Prison Fellowship International
- Founded: 1979
- Founder: Charles W. Colson
- Focus: Biblical studies in prison, rehabilitation, child sponsorship
- Location: Washington, D.C., United States;
- Region served: 112 countries
- Key people: President and CEO: Andy Corley
- Website: pfi.org

= Prison Fellowship International =

US-based non-governmental organization

Prison Fellowship International (PFI) is a Christian international non-governmental organization of national prison fellowship organizations from 112 countries. The organization is based in Washington, D.C., United States, and its current president is Andy Corley.

==History==
The organization has its origins in the Prison Fellowship organization, which aims to support prisoners, founded in 1976 by Charles W. Colson, a former politician imprisoned for his involvement in the Watergate scandal. In November 1978, a meeting was held in Great Britain for the formation of a British antenna and to give an international dimension to the organization. Prison Fellowship International was officially founded in 1979, and works in 112 countries as of 2022.

==Programs==
===Bible studies===
For prisoners, groups of Bible studies are offered.

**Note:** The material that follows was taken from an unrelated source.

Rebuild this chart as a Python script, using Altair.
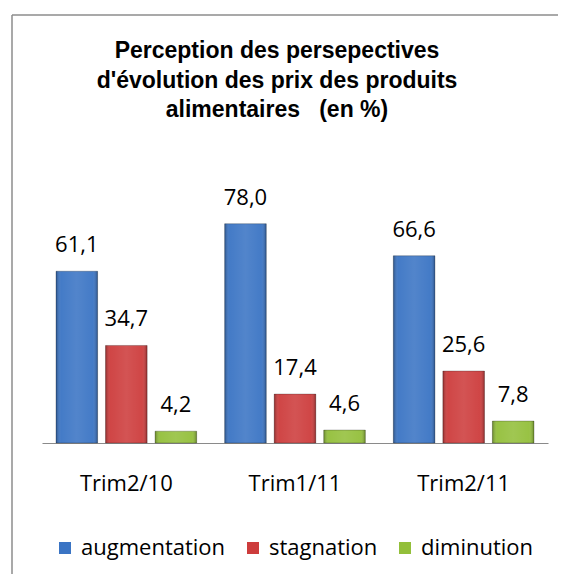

===Assisting children and families of prisoners===
Prison Fellowship International runs a child sponsorship program which aims to help needy children of prisoners with support in education and health care.

The Angel Tree Program is an outreach to the children of prisoners at Christmas. Members of local churches volunteer to sponsor these children by purchasing a gift based on information gathered by PF volunteers and prison chaplains.

===Restorative justice===
Through the PFI Centre for Justice and Reconciliation, PFI seeks to promote the principles and practices of restorative justice—an approach to justice focusing on healing broken relationships, repairing the damage done by crime, and restoring the offender to a meaningful role in society.

The centre operates Restorative Justice Online and provides information and consultation to national PF organizations, governments, the United Nations, and other organizations.

The PF restorative justice program is known as either the Sycamore Tree Project or Umuvumu Tree Project. Notably, in Rwanda, in response to the genocide of 1994, Prison Fellowship introduced the Umuvumu Tree Project through 11,000 traditional courts, resulting in more than 32,000 genocide offenders confessing to their crimes. 23 PF national ministries ran the STP in 2009.

===Promoting faith-based prisons===
Based on APAC, the Brazilian model of faith-based prison communities, national PF organizations are adapting their own APAC projects. These faith-based prison communities are presently operating in 16 countries.

===Consultation===
As an NGO, PFI maintains Consultative Status (Category II) with the UN Economic and Social Council and is an active participant in the Alliance of NGOs on Crime Prevention and Criminal Justice.